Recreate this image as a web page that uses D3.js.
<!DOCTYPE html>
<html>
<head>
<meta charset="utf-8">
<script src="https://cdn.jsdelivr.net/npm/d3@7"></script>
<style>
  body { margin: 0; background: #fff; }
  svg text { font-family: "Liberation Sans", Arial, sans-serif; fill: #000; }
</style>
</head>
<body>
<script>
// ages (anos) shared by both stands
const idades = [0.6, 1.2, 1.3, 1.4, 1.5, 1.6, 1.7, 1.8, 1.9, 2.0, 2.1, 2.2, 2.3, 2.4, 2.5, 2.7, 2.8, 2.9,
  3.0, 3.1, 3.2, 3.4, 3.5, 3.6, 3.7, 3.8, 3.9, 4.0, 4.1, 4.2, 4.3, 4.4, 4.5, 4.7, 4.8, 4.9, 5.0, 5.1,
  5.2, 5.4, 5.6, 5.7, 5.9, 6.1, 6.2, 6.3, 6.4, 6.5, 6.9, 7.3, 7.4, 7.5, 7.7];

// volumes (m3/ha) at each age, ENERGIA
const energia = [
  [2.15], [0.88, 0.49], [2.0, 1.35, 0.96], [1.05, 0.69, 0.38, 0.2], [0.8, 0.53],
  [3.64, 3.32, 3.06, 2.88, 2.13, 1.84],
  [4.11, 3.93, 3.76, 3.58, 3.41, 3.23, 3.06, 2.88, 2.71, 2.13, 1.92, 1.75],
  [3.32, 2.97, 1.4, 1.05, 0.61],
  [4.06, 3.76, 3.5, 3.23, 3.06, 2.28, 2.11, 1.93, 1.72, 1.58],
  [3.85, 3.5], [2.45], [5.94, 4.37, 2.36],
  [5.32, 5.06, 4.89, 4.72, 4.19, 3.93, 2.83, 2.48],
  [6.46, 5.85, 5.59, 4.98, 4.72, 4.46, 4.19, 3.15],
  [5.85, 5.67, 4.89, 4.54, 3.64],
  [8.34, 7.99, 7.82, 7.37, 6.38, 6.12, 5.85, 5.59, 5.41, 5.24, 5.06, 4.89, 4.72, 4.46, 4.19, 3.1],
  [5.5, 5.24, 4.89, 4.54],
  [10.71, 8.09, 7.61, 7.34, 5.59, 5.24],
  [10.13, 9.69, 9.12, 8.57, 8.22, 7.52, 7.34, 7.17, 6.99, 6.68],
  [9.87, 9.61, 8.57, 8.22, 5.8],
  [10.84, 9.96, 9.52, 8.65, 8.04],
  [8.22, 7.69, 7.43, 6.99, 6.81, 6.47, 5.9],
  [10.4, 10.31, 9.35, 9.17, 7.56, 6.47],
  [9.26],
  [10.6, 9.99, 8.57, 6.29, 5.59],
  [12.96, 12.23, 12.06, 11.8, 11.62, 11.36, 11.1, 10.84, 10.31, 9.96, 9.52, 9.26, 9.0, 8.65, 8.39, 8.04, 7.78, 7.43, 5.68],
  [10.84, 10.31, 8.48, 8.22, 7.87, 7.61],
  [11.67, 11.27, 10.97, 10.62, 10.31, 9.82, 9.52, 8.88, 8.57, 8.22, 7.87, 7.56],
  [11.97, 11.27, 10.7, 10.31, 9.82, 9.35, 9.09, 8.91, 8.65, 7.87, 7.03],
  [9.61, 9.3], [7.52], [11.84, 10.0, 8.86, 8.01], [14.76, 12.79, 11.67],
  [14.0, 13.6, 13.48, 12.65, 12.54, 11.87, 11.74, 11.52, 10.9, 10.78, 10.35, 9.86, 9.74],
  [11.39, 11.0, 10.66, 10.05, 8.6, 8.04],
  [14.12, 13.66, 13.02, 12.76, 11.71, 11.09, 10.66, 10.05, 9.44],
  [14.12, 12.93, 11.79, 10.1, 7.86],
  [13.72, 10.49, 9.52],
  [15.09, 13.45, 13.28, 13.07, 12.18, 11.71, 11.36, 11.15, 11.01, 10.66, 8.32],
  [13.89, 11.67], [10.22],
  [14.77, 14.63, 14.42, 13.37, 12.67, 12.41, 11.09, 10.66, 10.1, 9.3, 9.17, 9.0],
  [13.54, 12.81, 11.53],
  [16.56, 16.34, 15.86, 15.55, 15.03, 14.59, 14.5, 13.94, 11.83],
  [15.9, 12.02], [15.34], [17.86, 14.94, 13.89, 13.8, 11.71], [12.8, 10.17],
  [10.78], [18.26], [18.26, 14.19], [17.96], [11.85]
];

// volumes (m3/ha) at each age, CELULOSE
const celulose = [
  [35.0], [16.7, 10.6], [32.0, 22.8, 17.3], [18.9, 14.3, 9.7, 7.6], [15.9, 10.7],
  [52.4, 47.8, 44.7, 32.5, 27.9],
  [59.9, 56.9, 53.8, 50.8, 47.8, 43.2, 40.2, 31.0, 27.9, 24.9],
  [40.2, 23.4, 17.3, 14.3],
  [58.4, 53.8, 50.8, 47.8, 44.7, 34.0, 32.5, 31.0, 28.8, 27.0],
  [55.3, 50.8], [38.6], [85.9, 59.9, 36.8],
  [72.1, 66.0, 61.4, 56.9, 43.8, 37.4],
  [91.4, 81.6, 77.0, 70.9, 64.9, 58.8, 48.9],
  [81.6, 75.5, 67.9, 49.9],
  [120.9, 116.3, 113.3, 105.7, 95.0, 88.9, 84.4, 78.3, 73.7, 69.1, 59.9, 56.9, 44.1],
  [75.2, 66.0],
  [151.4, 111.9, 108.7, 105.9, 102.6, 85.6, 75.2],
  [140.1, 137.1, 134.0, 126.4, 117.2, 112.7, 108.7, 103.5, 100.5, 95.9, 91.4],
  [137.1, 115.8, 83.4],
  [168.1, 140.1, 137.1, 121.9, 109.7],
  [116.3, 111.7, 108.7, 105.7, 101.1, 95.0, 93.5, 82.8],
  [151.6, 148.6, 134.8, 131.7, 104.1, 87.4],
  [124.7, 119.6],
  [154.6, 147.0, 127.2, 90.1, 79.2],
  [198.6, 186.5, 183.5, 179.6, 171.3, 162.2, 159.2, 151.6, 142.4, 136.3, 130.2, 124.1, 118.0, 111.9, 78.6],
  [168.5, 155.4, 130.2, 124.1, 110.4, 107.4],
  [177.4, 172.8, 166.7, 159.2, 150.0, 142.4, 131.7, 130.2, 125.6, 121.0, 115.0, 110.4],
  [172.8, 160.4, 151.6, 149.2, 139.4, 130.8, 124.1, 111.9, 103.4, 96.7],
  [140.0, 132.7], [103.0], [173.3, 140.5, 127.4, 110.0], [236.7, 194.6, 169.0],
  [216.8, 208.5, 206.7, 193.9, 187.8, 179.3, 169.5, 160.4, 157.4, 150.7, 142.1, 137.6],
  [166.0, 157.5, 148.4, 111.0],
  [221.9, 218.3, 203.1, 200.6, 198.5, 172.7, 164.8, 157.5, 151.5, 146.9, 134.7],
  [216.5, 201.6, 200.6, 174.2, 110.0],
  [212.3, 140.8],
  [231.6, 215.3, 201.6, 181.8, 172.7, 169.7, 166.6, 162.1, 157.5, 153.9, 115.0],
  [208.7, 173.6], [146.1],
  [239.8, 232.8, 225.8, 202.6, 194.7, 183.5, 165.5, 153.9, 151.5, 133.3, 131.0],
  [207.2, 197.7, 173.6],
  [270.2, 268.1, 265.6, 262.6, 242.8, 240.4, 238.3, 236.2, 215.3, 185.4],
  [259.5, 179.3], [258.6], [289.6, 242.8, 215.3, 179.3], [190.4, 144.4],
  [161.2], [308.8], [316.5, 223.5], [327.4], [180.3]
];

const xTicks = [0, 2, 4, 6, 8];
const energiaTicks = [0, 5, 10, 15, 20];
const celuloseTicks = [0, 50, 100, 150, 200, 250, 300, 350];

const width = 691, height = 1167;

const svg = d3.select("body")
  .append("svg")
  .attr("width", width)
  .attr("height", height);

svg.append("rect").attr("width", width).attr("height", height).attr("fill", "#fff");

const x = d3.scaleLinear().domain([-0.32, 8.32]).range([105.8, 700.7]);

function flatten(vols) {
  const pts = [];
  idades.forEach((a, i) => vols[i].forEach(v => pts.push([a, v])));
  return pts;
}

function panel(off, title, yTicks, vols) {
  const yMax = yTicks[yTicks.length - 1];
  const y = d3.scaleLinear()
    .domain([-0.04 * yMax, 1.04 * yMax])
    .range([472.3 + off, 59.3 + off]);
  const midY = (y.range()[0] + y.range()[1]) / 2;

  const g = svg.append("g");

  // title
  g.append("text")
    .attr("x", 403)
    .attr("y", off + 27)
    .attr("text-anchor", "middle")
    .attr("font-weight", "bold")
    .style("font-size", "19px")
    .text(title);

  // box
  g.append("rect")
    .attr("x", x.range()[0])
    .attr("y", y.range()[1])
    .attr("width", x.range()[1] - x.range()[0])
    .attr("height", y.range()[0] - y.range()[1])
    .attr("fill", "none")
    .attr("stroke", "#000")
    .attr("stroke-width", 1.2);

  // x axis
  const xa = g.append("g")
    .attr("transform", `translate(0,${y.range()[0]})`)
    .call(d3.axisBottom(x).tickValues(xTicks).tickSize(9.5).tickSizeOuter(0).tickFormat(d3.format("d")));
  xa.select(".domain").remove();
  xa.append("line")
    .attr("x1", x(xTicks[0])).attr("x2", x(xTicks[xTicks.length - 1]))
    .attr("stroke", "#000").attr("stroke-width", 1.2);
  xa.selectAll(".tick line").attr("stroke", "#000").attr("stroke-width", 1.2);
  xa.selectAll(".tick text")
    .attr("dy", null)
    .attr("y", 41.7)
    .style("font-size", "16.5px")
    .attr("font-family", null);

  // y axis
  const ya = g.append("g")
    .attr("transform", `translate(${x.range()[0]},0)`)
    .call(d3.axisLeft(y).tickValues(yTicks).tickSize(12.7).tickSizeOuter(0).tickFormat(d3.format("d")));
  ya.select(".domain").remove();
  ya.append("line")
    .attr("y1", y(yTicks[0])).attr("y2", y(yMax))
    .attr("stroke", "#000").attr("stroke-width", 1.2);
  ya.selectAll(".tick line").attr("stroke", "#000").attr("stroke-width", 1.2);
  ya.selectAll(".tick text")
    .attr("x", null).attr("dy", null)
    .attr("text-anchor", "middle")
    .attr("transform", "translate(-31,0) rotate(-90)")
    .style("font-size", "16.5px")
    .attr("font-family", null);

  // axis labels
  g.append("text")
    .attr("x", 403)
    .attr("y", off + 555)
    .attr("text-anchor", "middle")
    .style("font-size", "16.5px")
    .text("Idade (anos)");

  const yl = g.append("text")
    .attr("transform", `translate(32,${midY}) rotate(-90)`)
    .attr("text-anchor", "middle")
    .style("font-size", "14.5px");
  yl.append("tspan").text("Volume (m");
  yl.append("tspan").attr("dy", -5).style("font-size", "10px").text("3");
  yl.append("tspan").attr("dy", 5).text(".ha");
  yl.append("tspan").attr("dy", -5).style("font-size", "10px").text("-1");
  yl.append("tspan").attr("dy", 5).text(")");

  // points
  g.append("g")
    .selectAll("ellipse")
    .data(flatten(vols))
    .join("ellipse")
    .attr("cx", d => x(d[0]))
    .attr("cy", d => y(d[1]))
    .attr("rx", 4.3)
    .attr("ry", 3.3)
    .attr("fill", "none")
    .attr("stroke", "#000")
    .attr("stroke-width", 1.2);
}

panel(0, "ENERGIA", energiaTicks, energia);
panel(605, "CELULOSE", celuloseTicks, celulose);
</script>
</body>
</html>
...
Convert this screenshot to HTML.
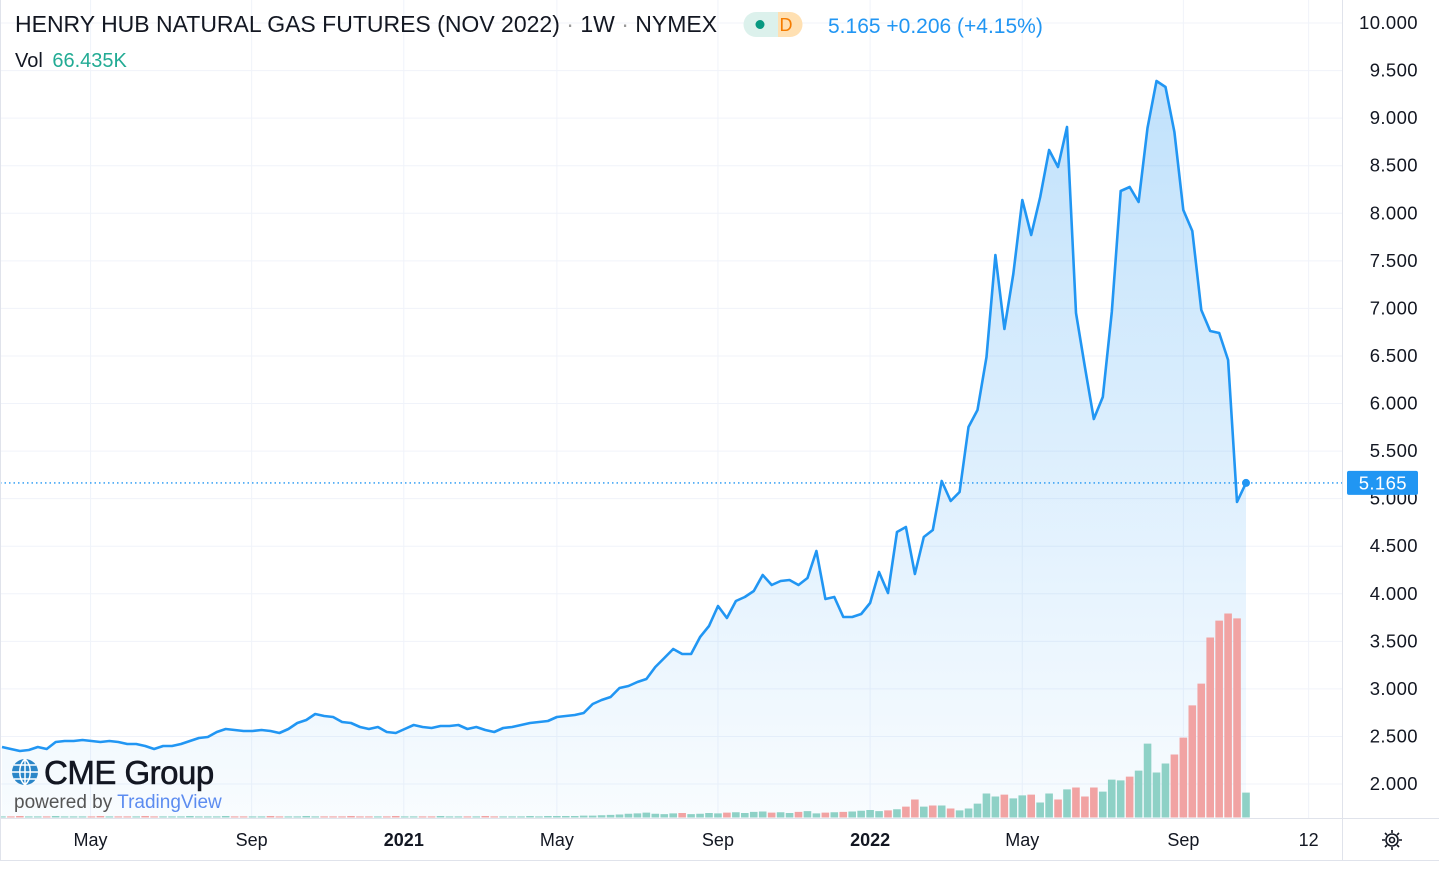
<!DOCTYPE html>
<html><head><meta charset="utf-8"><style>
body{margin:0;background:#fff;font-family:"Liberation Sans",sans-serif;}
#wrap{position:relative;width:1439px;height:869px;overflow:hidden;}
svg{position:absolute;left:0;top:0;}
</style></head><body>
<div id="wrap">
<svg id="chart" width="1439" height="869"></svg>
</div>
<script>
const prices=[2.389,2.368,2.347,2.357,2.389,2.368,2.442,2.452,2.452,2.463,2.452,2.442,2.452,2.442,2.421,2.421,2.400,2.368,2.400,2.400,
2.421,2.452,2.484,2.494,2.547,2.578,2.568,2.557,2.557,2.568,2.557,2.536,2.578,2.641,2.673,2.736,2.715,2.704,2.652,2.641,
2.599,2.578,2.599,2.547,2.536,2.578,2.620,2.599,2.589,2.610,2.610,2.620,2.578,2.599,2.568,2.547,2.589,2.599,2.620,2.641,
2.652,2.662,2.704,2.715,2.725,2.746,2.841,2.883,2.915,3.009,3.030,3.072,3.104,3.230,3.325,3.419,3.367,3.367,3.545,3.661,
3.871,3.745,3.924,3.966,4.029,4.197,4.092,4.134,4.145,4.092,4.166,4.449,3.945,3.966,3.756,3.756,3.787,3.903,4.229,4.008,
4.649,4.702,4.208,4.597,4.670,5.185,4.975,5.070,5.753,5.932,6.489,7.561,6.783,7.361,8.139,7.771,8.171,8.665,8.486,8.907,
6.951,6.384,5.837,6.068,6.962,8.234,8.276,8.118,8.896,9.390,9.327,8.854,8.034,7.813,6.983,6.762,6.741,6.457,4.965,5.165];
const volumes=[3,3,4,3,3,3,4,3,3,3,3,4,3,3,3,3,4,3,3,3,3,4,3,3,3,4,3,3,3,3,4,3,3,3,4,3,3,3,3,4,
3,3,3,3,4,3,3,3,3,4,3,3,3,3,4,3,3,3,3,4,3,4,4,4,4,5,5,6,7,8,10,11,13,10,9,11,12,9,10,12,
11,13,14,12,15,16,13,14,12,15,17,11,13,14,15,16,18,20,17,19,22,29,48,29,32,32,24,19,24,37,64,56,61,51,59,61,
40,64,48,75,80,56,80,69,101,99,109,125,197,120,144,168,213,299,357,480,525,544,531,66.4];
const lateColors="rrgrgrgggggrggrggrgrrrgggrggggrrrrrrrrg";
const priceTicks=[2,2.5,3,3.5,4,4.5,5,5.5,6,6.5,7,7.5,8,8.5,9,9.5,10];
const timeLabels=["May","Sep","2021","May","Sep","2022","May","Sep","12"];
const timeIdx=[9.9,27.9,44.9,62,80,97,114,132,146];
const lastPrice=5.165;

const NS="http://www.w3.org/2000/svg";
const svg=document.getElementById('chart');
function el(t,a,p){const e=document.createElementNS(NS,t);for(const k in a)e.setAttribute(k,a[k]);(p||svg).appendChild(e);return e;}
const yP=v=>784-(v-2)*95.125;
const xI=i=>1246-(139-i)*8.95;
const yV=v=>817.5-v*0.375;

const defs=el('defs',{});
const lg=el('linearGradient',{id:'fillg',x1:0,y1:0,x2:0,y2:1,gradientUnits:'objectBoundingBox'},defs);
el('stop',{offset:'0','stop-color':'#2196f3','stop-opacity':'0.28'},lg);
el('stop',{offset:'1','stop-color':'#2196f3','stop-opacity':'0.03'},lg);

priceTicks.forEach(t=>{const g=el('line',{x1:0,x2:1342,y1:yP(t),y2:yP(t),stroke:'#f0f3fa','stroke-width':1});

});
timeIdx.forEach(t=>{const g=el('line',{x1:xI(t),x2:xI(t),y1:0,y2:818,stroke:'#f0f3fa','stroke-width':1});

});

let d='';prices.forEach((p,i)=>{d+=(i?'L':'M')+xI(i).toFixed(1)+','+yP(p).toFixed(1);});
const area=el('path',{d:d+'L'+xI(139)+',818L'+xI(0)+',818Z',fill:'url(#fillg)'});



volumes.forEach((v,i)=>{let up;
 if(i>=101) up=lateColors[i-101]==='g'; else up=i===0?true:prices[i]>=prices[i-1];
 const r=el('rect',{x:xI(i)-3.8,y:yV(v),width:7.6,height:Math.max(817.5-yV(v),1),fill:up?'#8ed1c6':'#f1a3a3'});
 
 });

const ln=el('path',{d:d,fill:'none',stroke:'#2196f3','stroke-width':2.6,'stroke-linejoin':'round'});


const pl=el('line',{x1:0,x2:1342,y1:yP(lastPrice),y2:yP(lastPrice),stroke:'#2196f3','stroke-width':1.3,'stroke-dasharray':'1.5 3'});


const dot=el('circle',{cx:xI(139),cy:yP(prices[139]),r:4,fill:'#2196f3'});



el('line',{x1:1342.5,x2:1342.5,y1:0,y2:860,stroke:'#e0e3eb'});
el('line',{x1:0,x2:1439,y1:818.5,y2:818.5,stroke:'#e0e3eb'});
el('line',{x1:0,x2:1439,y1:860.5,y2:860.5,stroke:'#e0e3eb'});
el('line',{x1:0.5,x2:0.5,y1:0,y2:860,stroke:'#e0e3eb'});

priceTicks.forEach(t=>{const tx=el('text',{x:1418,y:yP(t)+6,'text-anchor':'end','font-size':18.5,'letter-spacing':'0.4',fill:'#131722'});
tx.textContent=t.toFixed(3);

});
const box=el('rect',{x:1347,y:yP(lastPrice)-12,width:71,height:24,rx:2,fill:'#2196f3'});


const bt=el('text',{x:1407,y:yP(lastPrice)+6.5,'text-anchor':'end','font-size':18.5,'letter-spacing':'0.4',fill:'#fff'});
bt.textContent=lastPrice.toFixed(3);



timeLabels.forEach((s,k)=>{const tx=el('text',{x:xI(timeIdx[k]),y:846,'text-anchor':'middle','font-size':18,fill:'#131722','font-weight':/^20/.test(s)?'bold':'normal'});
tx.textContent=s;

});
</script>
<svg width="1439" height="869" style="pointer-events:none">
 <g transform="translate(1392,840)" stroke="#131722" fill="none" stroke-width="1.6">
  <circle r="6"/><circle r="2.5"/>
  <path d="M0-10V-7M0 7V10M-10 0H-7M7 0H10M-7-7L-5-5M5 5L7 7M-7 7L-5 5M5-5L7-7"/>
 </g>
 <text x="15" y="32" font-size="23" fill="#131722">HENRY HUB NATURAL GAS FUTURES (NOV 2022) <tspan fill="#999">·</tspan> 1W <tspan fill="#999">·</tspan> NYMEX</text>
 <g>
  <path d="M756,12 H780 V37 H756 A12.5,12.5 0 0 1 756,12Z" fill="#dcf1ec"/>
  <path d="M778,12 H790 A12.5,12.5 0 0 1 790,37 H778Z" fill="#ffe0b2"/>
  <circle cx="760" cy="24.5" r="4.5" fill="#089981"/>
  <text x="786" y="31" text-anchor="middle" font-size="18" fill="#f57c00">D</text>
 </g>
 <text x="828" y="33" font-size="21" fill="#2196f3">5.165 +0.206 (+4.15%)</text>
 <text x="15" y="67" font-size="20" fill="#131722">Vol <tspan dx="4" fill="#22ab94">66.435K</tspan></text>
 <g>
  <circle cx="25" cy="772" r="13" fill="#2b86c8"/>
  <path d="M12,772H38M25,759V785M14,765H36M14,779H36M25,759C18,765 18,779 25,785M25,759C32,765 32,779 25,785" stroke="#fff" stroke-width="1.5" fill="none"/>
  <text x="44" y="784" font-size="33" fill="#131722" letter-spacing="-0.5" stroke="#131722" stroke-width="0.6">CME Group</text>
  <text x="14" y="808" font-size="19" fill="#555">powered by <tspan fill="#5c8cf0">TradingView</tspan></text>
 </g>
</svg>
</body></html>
...
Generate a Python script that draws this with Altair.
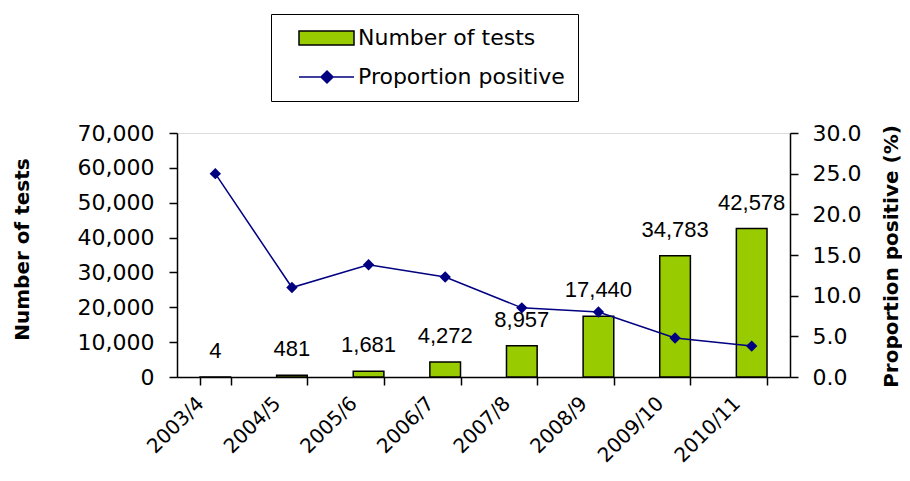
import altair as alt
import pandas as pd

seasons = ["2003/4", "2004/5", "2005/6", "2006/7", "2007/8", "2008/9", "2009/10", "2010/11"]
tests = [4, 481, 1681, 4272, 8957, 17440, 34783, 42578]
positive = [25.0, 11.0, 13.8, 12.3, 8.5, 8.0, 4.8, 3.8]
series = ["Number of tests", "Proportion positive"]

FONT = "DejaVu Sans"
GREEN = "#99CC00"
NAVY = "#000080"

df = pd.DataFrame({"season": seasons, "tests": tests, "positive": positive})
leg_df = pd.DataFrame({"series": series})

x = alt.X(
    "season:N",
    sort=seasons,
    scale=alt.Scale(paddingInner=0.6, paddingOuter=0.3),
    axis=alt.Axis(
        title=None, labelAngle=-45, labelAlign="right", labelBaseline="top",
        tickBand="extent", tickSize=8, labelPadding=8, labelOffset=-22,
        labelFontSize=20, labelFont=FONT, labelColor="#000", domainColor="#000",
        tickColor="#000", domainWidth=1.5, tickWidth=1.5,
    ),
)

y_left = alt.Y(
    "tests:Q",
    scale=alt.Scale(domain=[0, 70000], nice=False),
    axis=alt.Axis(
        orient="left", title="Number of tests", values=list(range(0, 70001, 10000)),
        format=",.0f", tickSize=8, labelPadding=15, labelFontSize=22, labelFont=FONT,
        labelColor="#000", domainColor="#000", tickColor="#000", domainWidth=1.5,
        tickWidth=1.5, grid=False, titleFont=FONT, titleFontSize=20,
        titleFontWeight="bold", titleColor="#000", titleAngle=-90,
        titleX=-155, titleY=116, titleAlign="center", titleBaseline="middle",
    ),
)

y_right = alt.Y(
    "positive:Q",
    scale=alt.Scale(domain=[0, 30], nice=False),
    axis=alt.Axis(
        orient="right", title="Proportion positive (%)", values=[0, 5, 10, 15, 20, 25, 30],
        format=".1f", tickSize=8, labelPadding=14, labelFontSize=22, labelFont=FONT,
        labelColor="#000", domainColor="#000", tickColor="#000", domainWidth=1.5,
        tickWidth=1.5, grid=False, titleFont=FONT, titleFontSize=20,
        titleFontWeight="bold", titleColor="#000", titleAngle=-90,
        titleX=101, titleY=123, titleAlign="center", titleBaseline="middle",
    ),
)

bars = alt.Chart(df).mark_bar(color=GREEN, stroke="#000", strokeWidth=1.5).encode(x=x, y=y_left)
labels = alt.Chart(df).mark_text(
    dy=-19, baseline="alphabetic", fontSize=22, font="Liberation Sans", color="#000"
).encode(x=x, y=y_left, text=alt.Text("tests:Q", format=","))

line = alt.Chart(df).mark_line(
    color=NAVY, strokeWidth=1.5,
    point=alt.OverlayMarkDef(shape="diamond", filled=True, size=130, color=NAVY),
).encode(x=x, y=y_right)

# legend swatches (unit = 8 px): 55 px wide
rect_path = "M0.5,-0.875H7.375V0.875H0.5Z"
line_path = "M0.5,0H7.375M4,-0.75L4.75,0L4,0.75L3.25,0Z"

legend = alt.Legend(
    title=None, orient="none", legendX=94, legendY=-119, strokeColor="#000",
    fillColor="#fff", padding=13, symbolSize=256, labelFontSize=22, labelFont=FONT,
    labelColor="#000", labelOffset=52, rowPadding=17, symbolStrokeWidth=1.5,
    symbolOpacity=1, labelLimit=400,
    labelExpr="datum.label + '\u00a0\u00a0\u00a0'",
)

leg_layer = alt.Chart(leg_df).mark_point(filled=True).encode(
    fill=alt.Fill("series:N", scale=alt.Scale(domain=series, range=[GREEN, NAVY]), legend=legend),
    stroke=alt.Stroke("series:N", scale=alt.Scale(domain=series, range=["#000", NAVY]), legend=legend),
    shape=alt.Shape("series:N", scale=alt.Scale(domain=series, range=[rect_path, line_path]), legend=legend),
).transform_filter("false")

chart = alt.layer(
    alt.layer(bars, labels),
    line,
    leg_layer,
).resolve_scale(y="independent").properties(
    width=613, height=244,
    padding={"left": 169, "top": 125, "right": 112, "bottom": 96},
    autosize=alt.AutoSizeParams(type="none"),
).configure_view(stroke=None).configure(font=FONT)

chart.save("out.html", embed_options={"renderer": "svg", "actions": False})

* What to work on:
Gather, from the listing above, every line carrying the word "that".

* Reply to the task:
Recreate this image as a web page that uses D3.js.
Generate a Python script that draws this with Altair.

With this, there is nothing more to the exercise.